A letter sent to a non-profit group advising it may need to pay a $314 annual charge was an "error", a Tauranga City councillor said today.
Councillor Leanne Brown posted a video on her Facebook page today admitting the council got it wrong when it sent a letter to the Bayfair Community Gardens, advising them a charge of $314 a year was proposed in the Long-Term Plan 2018-28.
The council has moved to standardise land use charges for community groups that own buildings sitting on council land.
However, there was community outrage this week when the community gardens' plight was published, as they felt they were in no position to pay the bill.
Brown said councillors and staff had received thousands of "nasty" letters over the matter.

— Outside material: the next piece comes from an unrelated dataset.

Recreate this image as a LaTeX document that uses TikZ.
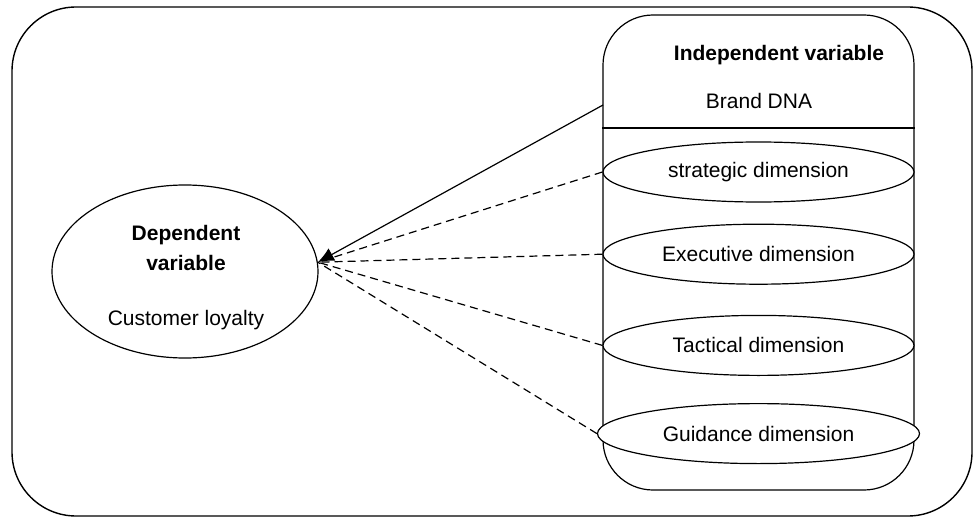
\documentclass[tikz,border=0pt]{standalone}
\usepackage{fontspec}
\setmainfont{Liberation Sans}
\usetikzlibrary{positioning, shapes.geometric, arrows.meta}

\begin{document}
\fontsize{10.5}{15}\selectfont
\begin{tikzpicture}[x=.5pt, y=-.5pt, line width=.6pt,
		dim/.style={ellipse, draw, fill=white, inner sep=0pt, minimum width=155.5pt, minimum height=30pt},
		link/.style={dashed, dash pattern=on 4pt off 2.5pt}]
		\useasboundingbox (0,0) rectangle (974,519);
		\draw[rounded corners=32pt, line width=.7pt] (12,7) rectangle (972,516);
	
		% dependent side
		\node[ellipse, draw, minimum width=133pt, minimum height=86.5pt] (dep) at (185,271.5) {};
		\node[font=\bfseries, align=center] (deptitle) at (186,248) {Dependent\\variable};
		\node[below=12pt of deptitle] (loyalty) {Customer loyalty};
	
		% independent side
		\node[draw, rounded corners=25pt, minimum width=155.5pt, minimum height=237.5pt] (indep) at (758.5,252.5) {};
		\node[font=\bfseries] (indeptitle) at (779,55) {Independent variable};
		\node[below=6.5pt of indeptitle, xshift=-10pt] (brand) {Brand DNA};
		\coordinate (split) at (0,128);
		\draw (indep.west |- split) -- (indep.east |- split);
	
		\node[dim] (strategic) at (758.5,172) {strategic dimension};
		\node[dim, below=10.5pt of strategic] (executive) {Executive dimension};
		\node[dim, below=15pt of executive] (tactical) {Tactical dimension};
		\node[dim, below=13.5pt of tactical, minimum width=161pt] (guidance) {Guidance dimension};
	
		\coordinate (brandside) at (603,105);
		\coordinate (tip) at (dep.4);
	
		\draw[-{Latex[length=8pt, width=7pt]}] (brandside) -- (tip);
		\draw[link] (strategic.west) -- (tip);
		\draw[link] (executive.west) -- (tip);
		\draw[link] (tactical.west) -- (tip);
		\draw[link] (guidance.west) -- (tip);
	\end{tikzpicture}
\end{document}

"We realise at the time when we adopted the policy and told staff to go ahead we should have actually looked at the 55 organisations on the spreadsheet and worked out for ourselves that the like of Bayfair Community Gardens - that give 100 per cent back to the community with food and to the foodbank - they shouldn't be subject to this.
"It was an error on our part that we missed it. We didn't know they were going to be one of the recipients of a letter and a notification. We've got these steps in place to fix it, the councils are talking about it . . . "
Brown said the council was actively trying to work it out.
"We've been working on this hard since last Friday. We have been subjected to thousands of nasty comments on social media and I can understand how it looks but you know, it's not all as it seems.
"We do really, really appreciate the hard work the Bayfair Community Gardens do for our community."
Asked by the Bay of Plenty Times about the many other clubs and community groups feeling hard-done by in the council's proposed fee schedule - which will raise charges for about 25 community groups - Brown said they should make submissions to the Long-Term Plan and tell the council they were not happy.
"We may throw the idea out altogether."
She personally believed there was a difference between groups such as the garden which gave everything it produced to the community, and, for example, a sports club whose members benefited from its work but the wider community largely did not.
She felt there was a case to give the former a break.
The council did not have the list of 55 groups who would be affected by the change when it voted it through last year.
If it did, councillors might have gone through and made a different call for organisations such as the foodbank, Brown said.